▶ [Data items]
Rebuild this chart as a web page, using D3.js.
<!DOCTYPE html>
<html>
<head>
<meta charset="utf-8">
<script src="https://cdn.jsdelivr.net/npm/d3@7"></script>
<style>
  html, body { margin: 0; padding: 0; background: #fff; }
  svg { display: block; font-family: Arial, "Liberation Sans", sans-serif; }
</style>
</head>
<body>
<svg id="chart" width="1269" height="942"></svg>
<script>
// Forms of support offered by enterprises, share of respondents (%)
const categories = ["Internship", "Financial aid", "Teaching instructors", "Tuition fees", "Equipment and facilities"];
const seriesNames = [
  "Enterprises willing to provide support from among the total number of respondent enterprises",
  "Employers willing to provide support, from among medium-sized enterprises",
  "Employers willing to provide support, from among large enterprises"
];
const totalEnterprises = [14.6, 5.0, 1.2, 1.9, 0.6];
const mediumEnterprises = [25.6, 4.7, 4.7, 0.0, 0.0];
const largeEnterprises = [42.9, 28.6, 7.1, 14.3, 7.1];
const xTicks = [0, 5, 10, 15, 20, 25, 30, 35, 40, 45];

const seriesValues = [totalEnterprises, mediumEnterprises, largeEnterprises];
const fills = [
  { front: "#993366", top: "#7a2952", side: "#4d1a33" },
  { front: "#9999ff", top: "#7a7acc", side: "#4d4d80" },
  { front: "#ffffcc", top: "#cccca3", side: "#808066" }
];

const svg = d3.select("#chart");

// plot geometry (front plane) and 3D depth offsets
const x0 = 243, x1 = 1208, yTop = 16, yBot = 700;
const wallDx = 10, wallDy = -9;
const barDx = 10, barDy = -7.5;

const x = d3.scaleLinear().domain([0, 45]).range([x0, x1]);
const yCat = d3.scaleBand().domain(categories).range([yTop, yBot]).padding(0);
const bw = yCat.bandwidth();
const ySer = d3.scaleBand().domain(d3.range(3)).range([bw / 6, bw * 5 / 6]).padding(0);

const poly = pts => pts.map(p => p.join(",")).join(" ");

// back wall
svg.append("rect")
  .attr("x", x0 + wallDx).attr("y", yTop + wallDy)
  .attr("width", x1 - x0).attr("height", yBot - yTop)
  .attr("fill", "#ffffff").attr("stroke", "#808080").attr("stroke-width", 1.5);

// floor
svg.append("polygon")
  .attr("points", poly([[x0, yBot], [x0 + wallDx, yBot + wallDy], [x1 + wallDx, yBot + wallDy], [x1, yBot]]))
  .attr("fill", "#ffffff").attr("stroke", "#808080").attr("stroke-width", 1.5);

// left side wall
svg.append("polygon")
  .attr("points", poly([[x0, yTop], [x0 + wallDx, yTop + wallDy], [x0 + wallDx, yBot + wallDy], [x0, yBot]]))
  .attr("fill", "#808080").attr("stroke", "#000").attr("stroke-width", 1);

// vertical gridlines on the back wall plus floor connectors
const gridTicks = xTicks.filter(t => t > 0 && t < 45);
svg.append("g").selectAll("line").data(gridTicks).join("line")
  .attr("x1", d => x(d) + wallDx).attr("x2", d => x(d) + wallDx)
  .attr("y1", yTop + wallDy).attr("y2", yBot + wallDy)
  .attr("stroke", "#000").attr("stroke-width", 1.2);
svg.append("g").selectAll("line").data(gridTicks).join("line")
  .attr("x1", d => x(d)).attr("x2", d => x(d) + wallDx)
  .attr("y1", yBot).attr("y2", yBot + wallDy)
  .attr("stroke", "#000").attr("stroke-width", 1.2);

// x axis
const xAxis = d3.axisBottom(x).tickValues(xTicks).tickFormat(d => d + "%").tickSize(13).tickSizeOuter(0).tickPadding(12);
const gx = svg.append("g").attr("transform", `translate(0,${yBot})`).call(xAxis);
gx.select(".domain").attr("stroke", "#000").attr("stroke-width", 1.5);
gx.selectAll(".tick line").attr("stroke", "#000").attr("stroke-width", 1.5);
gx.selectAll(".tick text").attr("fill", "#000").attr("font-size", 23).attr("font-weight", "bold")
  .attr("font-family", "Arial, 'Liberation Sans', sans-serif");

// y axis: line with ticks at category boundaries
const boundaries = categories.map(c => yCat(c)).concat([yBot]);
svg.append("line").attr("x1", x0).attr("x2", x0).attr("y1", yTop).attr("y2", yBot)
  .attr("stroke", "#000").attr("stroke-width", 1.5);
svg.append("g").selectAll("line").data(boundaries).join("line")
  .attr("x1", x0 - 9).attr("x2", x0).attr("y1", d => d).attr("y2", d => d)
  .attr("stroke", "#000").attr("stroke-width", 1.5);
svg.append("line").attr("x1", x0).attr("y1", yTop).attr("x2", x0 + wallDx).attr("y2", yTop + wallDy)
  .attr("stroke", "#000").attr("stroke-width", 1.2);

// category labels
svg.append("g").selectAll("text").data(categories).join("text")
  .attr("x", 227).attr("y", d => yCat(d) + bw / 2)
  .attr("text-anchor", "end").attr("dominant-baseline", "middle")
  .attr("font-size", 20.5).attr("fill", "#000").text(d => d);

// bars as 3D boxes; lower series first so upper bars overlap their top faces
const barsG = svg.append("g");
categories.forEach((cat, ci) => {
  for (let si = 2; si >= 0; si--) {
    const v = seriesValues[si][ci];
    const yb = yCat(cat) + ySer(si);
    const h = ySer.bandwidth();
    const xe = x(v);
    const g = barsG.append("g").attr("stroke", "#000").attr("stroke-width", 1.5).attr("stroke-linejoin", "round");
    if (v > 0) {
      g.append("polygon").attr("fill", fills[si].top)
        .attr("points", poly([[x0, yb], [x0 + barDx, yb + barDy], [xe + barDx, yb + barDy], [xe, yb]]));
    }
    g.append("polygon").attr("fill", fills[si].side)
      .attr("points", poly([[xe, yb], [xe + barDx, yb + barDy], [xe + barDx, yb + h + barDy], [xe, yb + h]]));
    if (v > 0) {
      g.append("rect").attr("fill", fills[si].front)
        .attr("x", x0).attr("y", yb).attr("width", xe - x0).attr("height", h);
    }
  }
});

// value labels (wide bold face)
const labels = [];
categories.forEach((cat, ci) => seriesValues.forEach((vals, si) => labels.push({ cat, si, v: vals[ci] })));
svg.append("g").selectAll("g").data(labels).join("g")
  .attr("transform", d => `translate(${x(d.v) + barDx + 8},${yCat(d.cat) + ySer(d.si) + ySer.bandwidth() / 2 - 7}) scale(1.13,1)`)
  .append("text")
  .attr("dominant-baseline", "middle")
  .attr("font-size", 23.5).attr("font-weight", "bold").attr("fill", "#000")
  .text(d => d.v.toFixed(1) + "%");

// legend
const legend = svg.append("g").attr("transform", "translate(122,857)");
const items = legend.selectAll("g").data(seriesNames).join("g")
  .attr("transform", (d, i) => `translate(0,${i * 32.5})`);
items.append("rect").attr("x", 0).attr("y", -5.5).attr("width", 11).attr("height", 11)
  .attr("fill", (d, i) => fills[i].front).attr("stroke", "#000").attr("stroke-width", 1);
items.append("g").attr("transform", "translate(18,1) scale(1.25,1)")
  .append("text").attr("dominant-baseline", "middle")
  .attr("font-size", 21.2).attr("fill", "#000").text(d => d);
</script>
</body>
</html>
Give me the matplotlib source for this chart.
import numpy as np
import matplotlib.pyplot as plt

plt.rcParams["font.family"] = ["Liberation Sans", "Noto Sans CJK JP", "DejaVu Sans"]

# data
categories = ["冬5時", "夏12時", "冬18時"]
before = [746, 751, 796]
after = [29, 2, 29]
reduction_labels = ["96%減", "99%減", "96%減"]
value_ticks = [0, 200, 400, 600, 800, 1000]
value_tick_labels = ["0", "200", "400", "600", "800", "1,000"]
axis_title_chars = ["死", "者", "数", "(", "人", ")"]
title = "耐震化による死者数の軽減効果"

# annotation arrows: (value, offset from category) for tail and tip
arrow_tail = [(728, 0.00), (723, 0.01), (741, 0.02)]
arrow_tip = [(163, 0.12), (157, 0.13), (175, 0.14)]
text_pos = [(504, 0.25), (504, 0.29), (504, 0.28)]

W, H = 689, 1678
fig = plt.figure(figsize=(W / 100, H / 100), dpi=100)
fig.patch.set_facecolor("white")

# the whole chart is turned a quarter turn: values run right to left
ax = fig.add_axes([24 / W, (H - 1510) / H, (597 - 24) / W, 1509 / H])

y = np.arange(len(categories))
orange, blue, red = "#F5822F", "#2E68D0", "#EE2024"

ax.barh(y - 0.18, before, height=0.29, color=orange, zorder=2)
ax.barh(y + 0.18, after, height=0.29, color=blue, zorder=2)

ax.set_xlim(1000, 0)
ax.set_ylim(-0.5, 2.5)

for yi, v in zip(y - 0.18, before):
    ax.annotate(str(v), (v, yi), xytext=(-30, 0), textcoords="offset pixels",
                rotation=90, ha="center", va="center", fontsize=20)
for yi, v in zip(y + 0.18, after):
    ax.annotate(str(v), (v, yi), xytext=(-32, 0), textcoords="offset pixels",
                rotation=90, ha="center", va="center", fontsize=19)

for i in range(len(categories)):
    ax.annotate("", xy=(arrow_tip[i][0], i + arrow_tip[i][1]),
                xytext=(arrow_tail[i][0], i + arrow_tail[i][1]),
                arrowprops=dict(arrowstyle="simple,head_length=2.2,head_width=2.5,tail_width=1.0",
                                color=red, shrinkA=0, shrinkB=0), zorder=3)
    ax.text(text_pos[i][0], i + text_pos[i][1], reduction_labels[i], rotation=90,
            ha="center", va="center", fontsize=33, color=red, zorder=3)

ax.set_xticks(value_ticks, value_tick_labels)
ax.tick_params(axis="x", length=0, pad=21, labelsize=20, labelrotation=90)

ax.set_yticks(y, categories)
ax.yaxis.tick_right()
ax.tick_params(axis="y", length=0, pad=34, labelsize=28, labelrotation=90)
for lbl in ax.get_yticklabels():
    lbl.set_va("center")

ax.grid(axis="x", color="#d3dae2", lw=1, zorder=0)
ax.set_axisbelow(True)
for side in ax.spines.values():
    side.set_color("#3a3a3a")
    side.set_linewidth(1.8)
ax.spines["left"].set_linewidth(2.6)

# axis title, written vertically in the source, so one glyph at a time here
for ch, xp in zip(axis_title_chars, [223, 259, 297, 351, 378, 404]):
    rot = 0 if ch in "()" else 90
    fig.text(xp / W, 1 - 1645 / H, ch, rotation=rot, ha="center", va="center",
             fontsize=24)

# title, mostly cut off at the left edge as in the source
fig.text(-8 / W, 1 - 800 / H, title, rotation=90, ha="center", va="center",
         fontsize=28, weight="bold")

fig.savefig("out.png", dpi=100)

▶ [OBJECTIVE] Give again, word for word, the lines of the listing, starting at its first line and ending with the line containing "const barDx = 10, barDy = -7.5;".

▶ [EXERCISE RESPONSE]
Rebuild this chart as a web page, using D3.js.
<!DOCTYPE html>
<html>
<head>
<meta charset="utf-8">
<script src="https://cdn.jsdelivr.net/npm/d3@7"></script>
<style>
  html, body { margin: 0; padding: 0; background: #fff; }
  svg { display: block; font-family: Arial, "Liberation Sans", sans-serif; }
</style>
</head>
<body>
<svg id="chart" width="1269" height="942"></svg>
<script>
// Forms of support offered by enterprises, share of respondents (%)
const categories = ["Internship", "Financial aid", "Teaching instructors", "Tuition fees", "Equipment and facilities"];
const seriesNames = [
  "Enterprises willing to provide support from among the total number of respondent enterprises",
  "Employers willing to provide support, from among medium-sized enterprises",
  "Employers willing to provide support, from among large enterprises"
];
const totalEnterprises = [14.6, 5.0, 1.2, 1.9, 0.6];
const mediumEnterprises = [25.6, 4.7, 4.7, 0.0, 0.0];
const largeEnterprises = [42.9, 28.6, 7.1, 14.3, 7.1];
const xTicks = [0, 5, 10, 15, 20, 25, 30, 35, 40, 45];

const seriesValues = [totalEnterprises, mediumEnterprises, largeEnterprises];
const fills = [
  { front: "#993366", top: "#7a2952", side: "#4d1a33" },
  { front: "#9999ff", top: "#7a7acc", side: "#4d4d80" },
  { front: "#ffffcc", top: "#cccca3", side: "#808066" }
];

const svg = d3.select("#chart");

// plot geometry (front plane) and 3D depth offsets
const x0 = 243, x1 = 1208, yTop = 16, yBot = 700;
const wallDx = 10, wallDy = -9;
const barDx = 10, barDy = -7.5;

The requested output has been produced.